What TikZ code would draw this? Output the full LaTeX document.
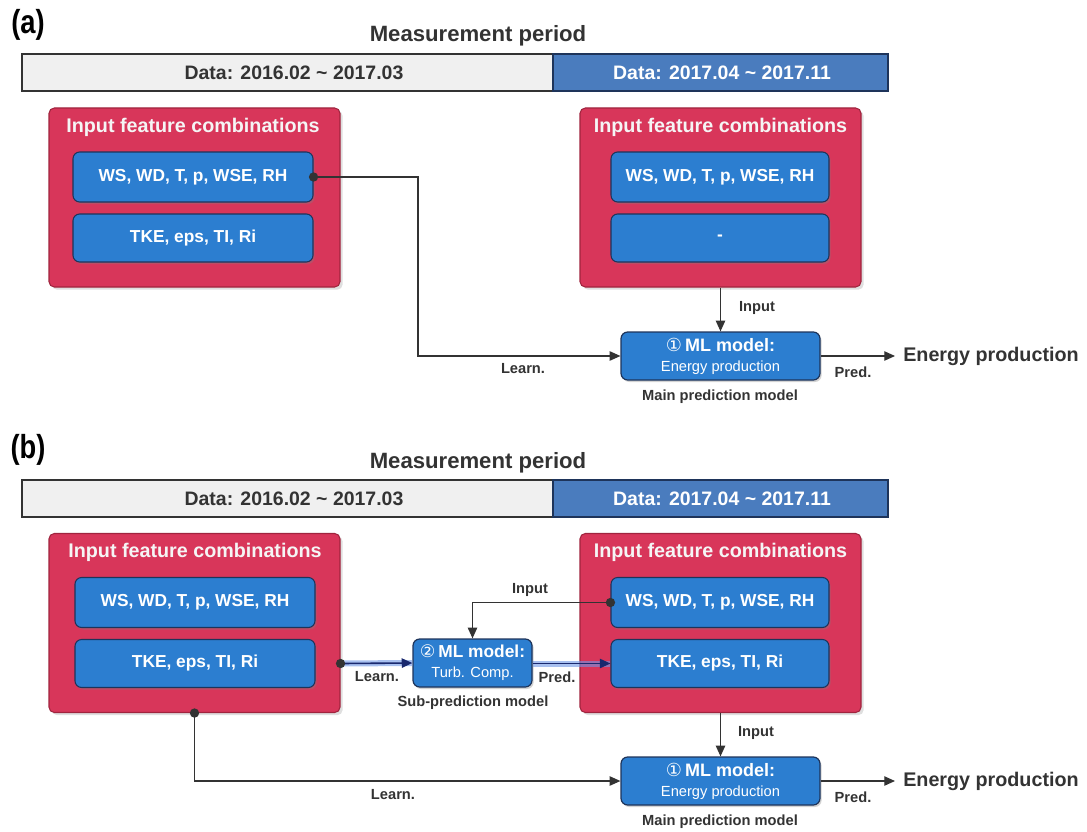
\documentclass[tikz,border=0pt]{standalone}
\usepackage{fontspec}
\setmainfont{Liberation Sans}
\newfontfamily\symf{DejaVu Sans}
\newfontfamily\narrowf{Liberation Sans}[FakeStretch=0.82]
\usetikzlibrary{arrows.meta,shadows,calc}
\definecolor{redfill}{RGB}{216,54,90}
\definecolor{reddark}{RGB}{160,36,62}
\definecolor{bluefill}{RGB}{44,126,208}
\definecolor{bluedark}{RGB}{30,52,90}
\definecolor{barblue}{RGB}{74,124,190}
\definecolor{bargray}{RGB}{240,240,240}
\definecolor{txt}{RGB}{51,51,51}
\definecolor{navy}{RGB}{25,40,110}
\definecolor{glow}{RGB}{110,150,230}
\begin{document}
\begin{tikzpicture}[x=0.75pt,y=-0.75pt,
  panel/.style={font=\narrowf\fontsize{25}{28}\bfseries\selectfont, text=black},
  mtitle/.style={font=\fontsize{16.6}{19}\bfseries\selectfont, text=txt},
  barl/.style={draw=txt, line width=1.2pt, fill=bargray, text=txt, minimum height=27.75pt, inner sep=0pt, font=\fontsize{14.6}{17}\bfseries\selectfont},
  barr/.style={draw=bluedark, line width=1.2pt, fill=barblue, text=white, minimum height=27.75pt, inner sep=0pt, font=\fontsize{14.6}{17}\bfseries\selectfont},
  redbox/.style={draw=reddark, line width=0.8pt, fill=redfill, rounded corners=4pt, minimum height=134.25pt, inner sep=0pt, drop shadow={opacity=0.25, shadow xshift=2pt, shadow yshift=-2pt}},
  rtitle/.style={text=white!96!black, font=\fontsize{14.8}{17}\bfseries\selectfont},
  featbox/.style={draw=bluedark, line width=0.8pt, fill=bluefill, rounded corners=5pt, text=white, inner sep=0pt, font=\fontsize{13}{15}\bfseries\selectfont, drop shadow={opacity=0.35, shadow xshift=1.2pt, shadow yshift=-1.5pt}},
  mlbox/.style={draw=bluedark, line width=0.9pt, fill=bluefill, rounded corners=5pt, text=white, inner sep=0pt, minimum height=36pt, align=center, drop shadow={opacity=0.35, shadow xshift=1.2pt, shadow yshift=-1.5pt}},
  lab/.style={text=txt, font=\fontsize{11}{13}\bfseries\selectfont, inner sep=0pt},
  big/.style={text=txt, font=\fontsize{14.8}{17}\bfseries\selectfont, inner sep=0pt, anchor=west},
  conn/.style={draw=txt, line width=0.9pt},
  arr/.style={conn, -{Triangle[length=8pt,width=7pt]}},
  bluearr/.style={draw=navy, line width=1.2pt, -{Triangle[length=8pt,width=7pt]}},
  halo/.style={draw=glow, line width=4.5pt, opacity=0.6},
  dot/.style={fill=txt}
]
\useasboundingbox (0,0) rectangle (1087,831);

% ================= (a) =================
\node[panel] (pa) at (28,25) {(a)};
\node[mtitle] (ma) at (478,36) {Measurement period};
\node[barl, minimum width=398.25pt] (barLa) at (287.5,72.5) {};
\node[barr, minimum width=251.25pt] (barRa) at (720.5,72.5) {};
\node[text=txt, font=\fontsize{14.6}{17}\bfseries\selectfont] (tLa) at (294,72.5) {Data: 2016.02 \char`~\ 2017.03};
\node[text=white, font=\fontsize{14.6}{17}\bfseries\selectfont] (tRa) at (722,72.5) {Data: 2017.04 \char`~\ 2017.11};

\node[redbox, minimum width=218.25pt] (redLa) at (194.5,197.5) {};
\node[rtitle] (titLa) at (193,127) {Input feature combinations};
\node[featbox, minimum width=180pt, minimum height=37.5pt] (bLa1) at (193,177) {WS, WD, T, p, WSE, RH};
\node[featbox, minimum width=180pt, minimum height=36pt] (bLa2) at (193,238) {TKE, eps, TI, Ri};

\node[redbox, minimum width=210.75pt] (redRa) at (720.5,197.5) {};
\node[rtitle] (titRa) at (720.5,127) {Input feature combinations};
\node[featbox, minimum width=163.5pt, minimum height=37.5pt] (bRa1) at (720,177) {WS, WD, T, p, WSE, RH};
\node[featbox, minimum width=163.5pt, minimum height=36pt] (bRa2) at (720,238) {-};

\node[mlbox, minimum width=149.25pt] (mla) at (720.5,356) {{\fontsize{13.5}{15.75}\bfseries\selectfont{\symf\mdseries ①}\,ML model:}\\[3pt]{\fontsize{11}{13}\selectfont Energy production}};
\node[lab] (mpa) at (720,397) {Main prediction model};
\node[big] (epa) at (903,356) {Energy production};

\coordinate (ta) at (418,177);
\draw[arr] (bLa1.east) -- (ta) |- (mla.west);
\fill[dot] (bLa1.east) circle (3.5pt);
\draw[arr] (redRa.south) -- (mla.north);
\draw[arr, shorten >=6pt] (mla.east) -- (epa.west);
\node[lab] (la1) at (523,369) {Learn.};
\node[lab] (ia1) at (757,308) {Input};
\node[lab] (pra) at (853,372) {Pred.};

% ================= (b) =================
\node[panel] (pb) at (28,450) {(b)};
\node[mtitle] (mb) at (478,463) {Measurement period};
\node[barl, minimum width=398.25pt] (barLb) at (287.5,498.5) {};
\node[barr, minimum width=251.25pt] (barRb) at (720.5,498.5) {};
\node[text=txt, font=\fontsize{14.6}{17}\bfseries\selectfont] (tLb) at (294,498.5) {Data: 2016.02 \char`~\ 2017.03};
\node[text=white, font=\fontsize{14.6}{17}\bfseries\selectfont] (tRb) at (722,498.5) {Data: 2017.04 \char`~\ 2017.11};

\node[redbox, minimum width=218.25pt] (redLb) at (194.5,623) {};
\node[rtitle] (titLb) at (195,552) {Input feature combinations};
\node[featbox, minimum width=180pt, minimum height=37.5pt] (bLb1) at (195,602.5) {WS, WD, T, p, WSE, RH};
\node[featbox, minimum width=180pt, minimum height=36pt] (bLb2) at (195,663.5) {TKE, eps, TI, Ri};

\node[redbox, minimum width=210.75pt] (redRb) at (720.5,623) {};
\node[rtitle] (titRb) at (720.5,552) {Input feature combinations};
\node[featbox, minimum width=163.5pt, minimum height=37.5pt] (bRb1) at (720,602.5) {WS, WD, T, p, WSE, RH};
\node[featbox, minimum width=163.5pt, minimum height=36pt] (bRb2) at (720,663.5) {TKE, eps, TI, Ri};

\node[mlbox, minimum width=89.25pt] (ml2) at (472.5,663) {{\fontsize{13}{15.75}\bfseries\selectfont{\symf\mdseries ②}\,ML model:}\\[3pt]{\fontsize{11}{13}\selectfont Turb. Comp.}};
\node[lab] (spm) at (473,703) {Sub-prediction model};

\node[mlbox, minimum width=149.25pt] (mlb) at (720.5,781) {{\fontsize{13.5}{15.75}\bfseries\selectfont{\symf\mdseries ①}\,ML model:}\\[3pt]{\fontsize{11}{13}\selectfont Energy production}};
\node[lab] (mpb) at (720,822) {Main prediction model};
\node[big] (epb) at (903,781) {Energy production};

\coordinate (lstart) at (redLb.east |- bLb2.east);
\draw[halo] (lstart) -- (ml2.west);
\draw[bluearr] (lstart) -- (ml2.west);
\fill[dot] (lstart) circle (3.5pt);
\draw[halo] (ml2.east |- bRb2.west) -- (bRb2.west);
\draw[bluearr] (ml2.east |- bRb2.west) -- (bRb2.west);

\draw[arr] (bRb1.west) -| (ml2.north);
\fill[dot] (bRb1.west) circle (3.5pt);

\draw[arr] (redLb.south) |- (mlb.west);
\fill[dot] (redLb.south) circle (3.5pt);
\draw[arr] (redRb.south) -- (mlb.north);
\draw[arr, shorten >=6pt] (mlb.east) -- (epb.west);

\node[lab] (ib1) at (530,590) {Input};
\node[lab] (lb1) at (377,677) {Learn.};
\node[lab] (pb1) at (557,677) {Pred.};
\node[lab] (ib2) at (756,733) {Input};
\node[lab] (lb2) at (393,795) {Learn.};
\node[lab] (pb2) at (853,797) {Pred.};
\end{tikzpicture}
\end{document}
━━━━━━━━
Please repeat exactly the data above from its first line to the line that contains "(0,0) rectangle (1087,831);", inclusive, and leave every picture out.

What TikZ code would draw this? Output the full LaTeX document.
\documentclass[tikz,border=0pt]{standalone}
\usepackage{fontspec}
\setmainfont{Liberation Sans}
\newfontfamily\symf{DejaVu Sans}
\newfontfamily\narrowf{Liberation Sans}[FakeStretch=0.82]
\usetikzlibrary{arrows.meta,shadows,calc}
\definecolor{redfill}{RGB}{216,54,90}
\definecolor{reddark}{RGB}{160,36,62}
\definecolor{bluefill}{RGB}{44,126,208}
\definecolor{bluedark}{RGB}{30,52,90}
\definecolor{barblue}{RGB}{74,124,190}
\definecolor{bargray}{RGB}{240,240,240}
\definecolor{txt}{RGB}{51,51,51}
\definecolor{navy}{RGB}{25,40,110}
\definecolor{glow}{RGB}{110,150,230}
\begin{document}
\begin{tikzpicture}[x=0.75pt,y=-0.75pt,
  panel/.style={font=\narrowf\fontsize{25}{28}\bfseries\selectfont, text=black},
  mtitle/.style={font=\fontsize{16.6}{19}\bfseries\selectfont, text=txt},
  barl/.style={draw=txt, line width=1.2pt, fill=bargray, text=txt, minimum height=27.75pt, inner sep=0pt, font=\fontsize{14.6}{17}\bfseries\selectfont},
  barr/.style={draw=bluedark, line width=1.2pt, fill=barblue, text=white, minimum height=27.75pt, inner sep=0pt, font=\fontsize{14.6}{17}\bfseries\selectfont},
  redbox/.style={draw=reddark, line width=0.8pt, fill=redfill, rounded corners=4pt, minimum height=134.25pt, inner sep=0pt, drop shadow={opacity=0.25, shadow xshift=2pt, shadow yshift=-2pt}},
  rtitle/.style={text=white!96!black, font=\fontsize{14.8}{17}\bfseries\selectfont},
  featbox/.style={draw=bluedark, line width=0.8pt, fill=bluefill, rounded corners=5pt, text=white, inner sep=0pt, font=\fontsize{13}{15}\bfseries\selectfont, drop shadow={opacity=0.35, shadow xshift=1.2pt, shadow yshift=-1.5pt}},
  mlbox/.style={draw=bluedark, line width=0.9pt, fill=bluefill, rounded corners=5pt, text=white, inner sep=0pt, minimum height=36pt, align=center, drop shadow={opacity=0.35, shadow xshift=1.2pt, shadow yshift=-1.5pt}},
  lab/.style={text=txt, font=\fontsize{11}{13}\bfseries\selectfont, inner sep=0pt},
  big/.style={text=txt, font=\fontsize{14.8}{17}\bfseries\selectfont, inner sep=0pt, anchor=west},
  conn/.style={draw=txt, line width=0.9pt},
  arr/.style={conn, -{Triangle[length=8pt,width=7pt]}},
  bluearr/.style={draw=navy, line width=1.2pt, -{Triangle[length=8pt,width=7pt]}},
  halo/.style={draw=glow, line width=4.5pt, opacity=0.6},
  dot/.style={fill=txt}
]
\useasboundingbox (0,0) rectangle (1087,831);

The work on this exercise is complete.